One of the recipes using the thin sliced red onions was a simple crock-pot beef dish. I peeled and sliced a couple of pounds of tomatoes (given to us by a generous co-worker of DH), added a whole, sliced red onion, and a half dozen sprigs of fresh oregano to the crock-pot. (I tied the oregano sprigs together for easier retrieval at the end.) I gently stirred in one package of taco seasoning mix, and added a three pound beef chuck roast. I set the crock-pot to low and cooked it for about 9 hours. You can check your own resources to see what the minimum cooking time may be if you don't want to wait 9 hours! I took the meat out and shredded it with two forks and it was ready for soft tacos. I used a hand blender to smooth out the cooked tomatoes and onions for a sauce in which to moisten the meat. Good stuff!


Another beautiful purchase is this wonderfully fresh basil. This too came from the Divine Word Farm. This one is called "Super Sweet Chen". I purposely ordered enough to make pesto. Our efforts to grow it in a pot on the deck were disastrous but I am determined to grow my own basil again next year!

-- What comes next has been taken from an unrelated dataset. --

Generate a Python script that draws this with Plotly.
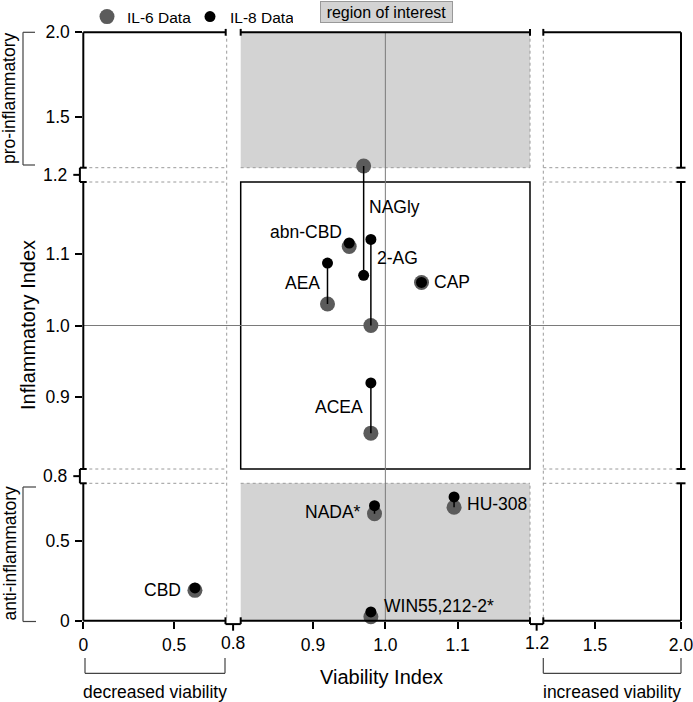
import plotly.graph_objects as go

W, H = 693, 702

# ---------------- data ----------------
compounds = ["AEA", "2-AG", "NAGly", "abn-CBD", "CAP", "ACEA",
             "NADA*", "HU-308", "WIN55,212-2*", "CBD"]
viability = [0.92, 0.98, 0.97, 0.95, 1.05, 0.98, 0.985, 1.095, 0.98, 0.615]
il6_index = [1.03, 1.00, 1.21, 1.11, 1.06, 0.85, 0.67, 0.71, 0.025, 0.19]
il8_index = [1.087, 1.12, 1.07, 1.115, 1.06, 0.92, 0.72, 0.775, 0.055, 0.205]

x_ranges = [[0, 0.79], [0.8, 1.2], [1.2, 2.0]]
y_ranges = [[0, 0.86], [0.8, 1.2], [1.2, 2.0]]
x_tickvals = [[0, 0.5], [0.9, 1.0, 1.1], [1.5, 2.0]]
x_ticktext = [["0", "0.5"], ["0.9", "1.0", "1.1"], ["1.5", "2.0"]]
y_tickvals = [[0, 0.5], [0.9, 1.0, 1.1], [1.5, 2.0]]
y_ticktext = [["0", "0.5"], ["0.9", "1.0", "1.1"], ["1.5", "2.0"]]
break_labels = ["0.8", "1.2"]

# label offsets (pixels) relative to the IL-8 point
label_shift = {
    "NAGly": (31, 68), "abn-CBD": (-43, 11), "2-AG": (27, -19), "AEA": (-25, -20),
    "CAP": (30, 0), "ACEA": (-32, -24), "CBD": (-32, -2), "NADA*": (-42, -6),
    "HU-308": (43, -7), "WIN55,212-2*": (68, 6),
}

# ---------------- layout geometry (pixels) ----------------
FONT = "Liberation Sans, Arial, Helvetica, sans-serif"
TICK_SIZE = 17.5
col_px = [(83.3, 226.7), (240.7, 530.0), (543.3, 681.0)]
row_px = [(620.7, 483.3), (469.0, 182.0), (167.7, 32.3)]
L, R, T, B = 83.3, 681.0, 32.3, 620.7
GRAY_FILL = "#d3d3d3"
DASH_COL = "#9a9a9a"
IL6_COL = "#5b5b5b"
IL8_COL = "#000000"


def px(p):
    return p / W


def py(p):
    return 1 - p / H


xa_names = ["x", "x2", "x3"]
ya_names = ["y", "y2", "y3"]


def col_of(v):
    return 0 if v < 0.8 else (1 if v <= 1.2 else 2)


def row_of(v):
    return 0 if v < 0.8 else (1 if v <= 1.2 else 2)


def y_to_paper(v):
    r = row_of(v)
    lo, hi = y_ranges[r]
    b, t = row_px[r]
    return py(b + (t - b) * (v - lo) / (hi - lo))


fig = go.Figure()

# empty traces so that every panel / axis of the broken grid exists
for ci in range(3):
    for ri in range(3):
        fig.add_trace(go.Scatter(x=[], y=[], xaxis=xa_names[ci], yaxis=ya_names[ri],
                                 mode="markers", showlegend=False, hoverinfo="skip"))

# IL-6 markers
shown = set()
groups = {}
for i, c in enumerate(compounds):
    key = (col_of(viability[i]), row_of(il6_index[i]))
    groups.setdefault(key, []).append(i)
for (ci, ri), idx in groups.items():
    fig.add_trace(go.Scatter(
        x=[viability[i] for i in idx], y=[il6_index[i] for i in idx],
        xaxis=xa_names[ci], yaxis=ya_names[ri], mode="markers",
        marker=dict(size=15, color=IL6_COL), cliponaxis=False,
        name="IL-6 Data", legendgroup="il6", showlegend="il6" not in shown,
        text=[compounds[i] for i in idx], hoverinfo="text+x+y"))
    shown.add("il6")

# connectors
shapes = []
for i, c in enumerate(compounds):
    ci = col_of(viability[i])
    r6, r8 = row_of(il6_index[i]), row_of(il8_index[i])
    if r6 == r8:
        fig.add_trace(go.Scatter(
            x=[viability[i], viability[i]], y=[il6_index[i], il8_index[i]],
            xaxis=xa_names[ci], yaxis=ya_names[r6], mode="lines",
            line=dict(color="black", width=1.5), showlegend=False, hoverinfo="skip"))
    else:
        shapes.append(dict(type="line", xref=xa_names[ci], yref="paper",
                           x0=viability[i], x1=viability[i],
                           y0=y_to_paper(il6_index[i]), y1=y_to_paper(il8_index[i]),
                           line=dict(color="black", width=1.5), layer="above"))

# IL-8 markers
groups = {}
for i, c in enumerate(compounds):
    key = (col_of(viability[i]), row_of(il8_index[i]))
    groups.setdefault(key, []).append(i)
for (ci, ri), idx in groups.items():
    fig.add_trace(go.Scatter(
        x=[viability[i] for i in idx], y=[il8_index[i] for i in idx],
        xaxis=xa_names[ci], yaxis=ya_names[ri], mode="markers",
        marker=dict(size=11, color=IL8_COL), cliponaxis=False,
        name="IL-8 Data", legendgroup="il8", showlegend="il8" not in shown,
        text=[compounds[i] for i in idx], hoverinfo="text+x+y"))
    shown.add("il8")

# ---------------- axes ----------------
layout_axes = {}
for k in range(3):
    kx = "xaxis" if k == 0 else f"xaxis{k+1}"
    ky = "yaxis" if k == 0 else f"yaxis{k+1}"
    common = dict(ticks="outside", ticklen=7, tickwidth=2, tickcolor="black",
                  showgrid=False, zeroline=False, showline=False, automargin=False,
                  ticklabeloverflow="allow",
                  tickfont=dict(size=TICK_SIZE, color="black", family=FONT), fixedrange=True)
    layout_axes[kx] = dict(domain=[px(col_px[k][0]), px(col_px[k][1])], range=x_ranges[k],
                           anchor="y", tickmode="array", tickvals=x_tickvals[k],
                           ticktext=x_ticktext[k], ticklabelstandoff=1, **common)
    layout_axes[ky] = dict(domain=[py(row_px[k][0]), py(row_px[k][1])], range=y_ranges[k],
                           anchor="x", tickmode="array", tickvals=y_tickvals[k],
                           ticktext=y_ticktext[k], ticklabelstandoff=2, **common)

# ---------------- background shapes ----------------
bg = []
for ry in ["y3", "y"]:
    bg.append(dict(type="rect", xref="x2 domain", yref=f"{ry} domain", x0=0, x1=1, y0=0, y1=1,
                   fillcolor=GRAY_FILL, line=dict(width=0), layer="below"))
dash = dict(color=DASH_COL, width=1, dash="3px,3px")
# vertical dashed at column borders
bg.append(dict(type="line", xref="x domain", yref="paper", x0=1, x1=1, y0=py(B - 3), y1=py(T + 3), line=dash, layer="below"))
bg.append(dict(type="line", xref="x3 domain", yref="paper", x0=0, x1=0, y0=py(B - 3), y1=py(T + 3), line=dash, layer="below"))
for ry in ["y3", "y"]:
    bg.append(dict(type="line", xref="x2 domain", yref=f"{ry} domain", x0=1, x1=1, y0=0, y1=1, line=dash, layer="below"))
# horizontal dashed
for xr in ["x", "x3"]:
    for ry, yv in [("y3", 0), ("y2", 1), ("y2", 0), ("y", 1)]:
        bg.append(dict(type="line", xref=f"{xr} domain", yref=f"{ry} domain", x0=0, x1=1, y0=yv, y1=yv, line=dash, layer="below"))
bg.append(dict(type="line", xref="x2 domain", yref="y3 domain", x0=0, x1=1, y0=0, y1=0, line=dash, layer="below"))
bg.append(dict(type="line", xref="x2 domain", yref="y domain", x0=0, x1=1, y0=1, y1=1, line=dash, layer="below"))
# region-of-interest box in middle
bg.append(dict(type="rect", xref="x2 domain", yref="y2 domain", x0=0, x1=1, y0=0, y1=1,
               line=dict(color="black", width=1.5), layer="below"))
# reference lines at 1.0
bg.append(dict(type="line", xref="x2", yref="paper", x0=1.0, x1=1.0, y0=py(B), y1=py(T),
               line=dict(color="#7a7a7a", width=1), layer="below"))
bg.append(dict(type="line", xref="paper", yref="y2", x0=px(L), x1=px(R), y0=1.0, y1=1.0,
               line=dict(color="#7a7a7a", width=1), layer="below"))

# ---------------- axis frame with breaks ----------------
AX = dict(color="black", width=2)


def seg(x0, y0, x1, y1, line=AX):
    return dict(type="line", xref="paper", yref="paper", x0=px(x0), x1=px(x1),
                y0=py(y0), y1=py(y1), line=line, layer="above")


frame = []
o = 3.4
# left axis
frame += [seg(L, T, L, 167.7), seg(L, 182, L, 469), seg(L, 483.3, L, B)]
for a, b in [(167.7, 182), (469, 483.3)]:
    frame += [seg(L - o, a, L + o, a), seg(L - o, b, L + o, b), seg(L - o, a, L - o, b),
              seg(L - 10, (a + b) / 2, L - o, (a + b) / 2)]
# bottom axis
frame += [seg(L, B, 225.5, B), seg(240.7, B, 530, B), seg(543.3, B, R, B)]
for a, b in [(225.5, 240.7), (530, 543.3)]:
    frame += [seg(a, B - o, a, B + o), seg(b, B - o, b, B + o), seg(a, B + o, b, B + o),
              seg((a + b) / 2, B + o, (a + b) / 2, B + 10)]
# top edge
frame += [seg(L, T, 225.7, T), seg(240.7, T, 530, T), seg(543.3, T, R, T)]
for xx in [225.7, 240.7, 530, 543.3]:
    frame.append(seg(xx, T - o, xx, T + o))
# right edge
frame += [seg(R, T, R, 167.7), seg(R, 182, R, 469), seg(R, 483.3, R, B)]
for yy in [167.7, 182, 469, 483.3]:
    frame.append(seg(R - 4.5, yy, R + 4.5, yy))

# brackets
BR = dict(color="#444444", width=1.2)
brackets = [
    seg(23, 32.3, 23, 165, BR), seg(23, 32.3, 35, 32.3, BR), seg(23, 165, 35, 165, BR),
    seg(23, 487, 23, 621.5, BR), seg(23, 487, 36, 487, BR), seg(23, 621.5, 36, 621.5, BR),
    seg(85, 673.3, 225, 673.3, BR), seg(85, 658, 85, 673.3, BR), seg(225, 658, 225, 673.3, BR),
    seg(543.3, 673.3, 681, 673.3, BR), seg(543.3, 658, 543.3, 673.3, BR), seg(681, 658, 681, 673.3, BR),
]

# ---------------- annotations ----------------
ann = []
for i, c in enumerate(compounds):
    dx, dy = label_shift[c]
    ann.append(dict(x=viability[i], y=il8_index[i], xref=xa_names[col_of(viability[i])],
                    yref=ya_names[row_of(il8_index[i])], text=c, showarrow=False,
                    xanchor="center", yanchor="middle", xshift=dx, yshift=dy,
                    font=dict(size=17.5, color="black", family=FONT)))


def txt(x, y, s, size=16, angle=0, **kw):
    d = dict(x=px(x), y=py(y), xref="paper", yref="paper", text=s, showarrow=False,
             xanchor="center", yanchor="middle", textangle=angle,
             font=dict(size=size, color="black", family=FONT))
    d.update(kw)
    return d


# break tick labels
ann += [txt(68.5, 476.2, break_labels[0], size=TICK_SIZE, xanchor="right"),
        txt(68.5, 174.8, break_labels[1], size=TICK_SIZE, xanchor="right"),
        txt(233, 643, break_labels[0], size=TICK_SIZE),
        txt(536.7, 643, break_labels[1], size=TICK_SIZE)]
# axis titles and bracket labels
ann += [txt(381, 677, "Viability Index", size=20),
        txt(28, 325, "Inflammatory Index", size=20, angle=-90),
        txt(9.5, 98.5, "pro-inflammatory", size=17.5, angle=-90),
        txt(9.5, 554, "anti-inflammatory", size=17.5, angle=-90),
        txt(155, 691.5, "decreased viability", size=17.5),
        txt(612, 691.5, "increased viability", size=17.5),
        txt(386.5, 12, "region of interest", size=16, bgcolor=GRAY_FILL,
            bordercolor="#999999", borderwidth=1, borderpad=1, width=129, height=18)]

fig.update_layout(
    width=W, height=H, margin=dict(l=0, r=0, t=0, b=0, autoexpand=False),
    paper_bgcolor="white", plot_bgcolor="rgba(0,0,0,0)",
    font=dict(family=FONT, size=16, color="black"),
    showlegend=True,
    legend=dict(orientation="h", x=px(87), y=py(0), xanchor="left", yanchor="top",
                font=dict(size=15.5, family=FONT, color="black"), bgcolor="rgba(0,0,0,0)",
                itemwidth=30, tracegroupgap=0, entrywidth=58),
    shapes=bg + shapes + frame + brackets,
    annotations=ann,
    **layout_axes,
)

fig.write_html("out.html", config={"displayModeBar": False},
               post_script="document.body.style.margin='0';")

Using this basil and the garlic pictured above, I made pesto with a recipe from "Tasty Kitchen" called, Simple Pesto. I really liked the straightforward recipe and the way the author mentioned several alternatives to make this more flexible. One notable thing is that this does not require the toasting of the nuts before they are ground up. If that's an important flavor component for you, then don't forget to do it! Also pictured here are my new favorite containers - seems like I'm always finding another one! As you can see these are Ball freezer jars. These are nice and sturdy and the plastic lids screw on neatly - great little product.

We're still cooking and having fun - more to come!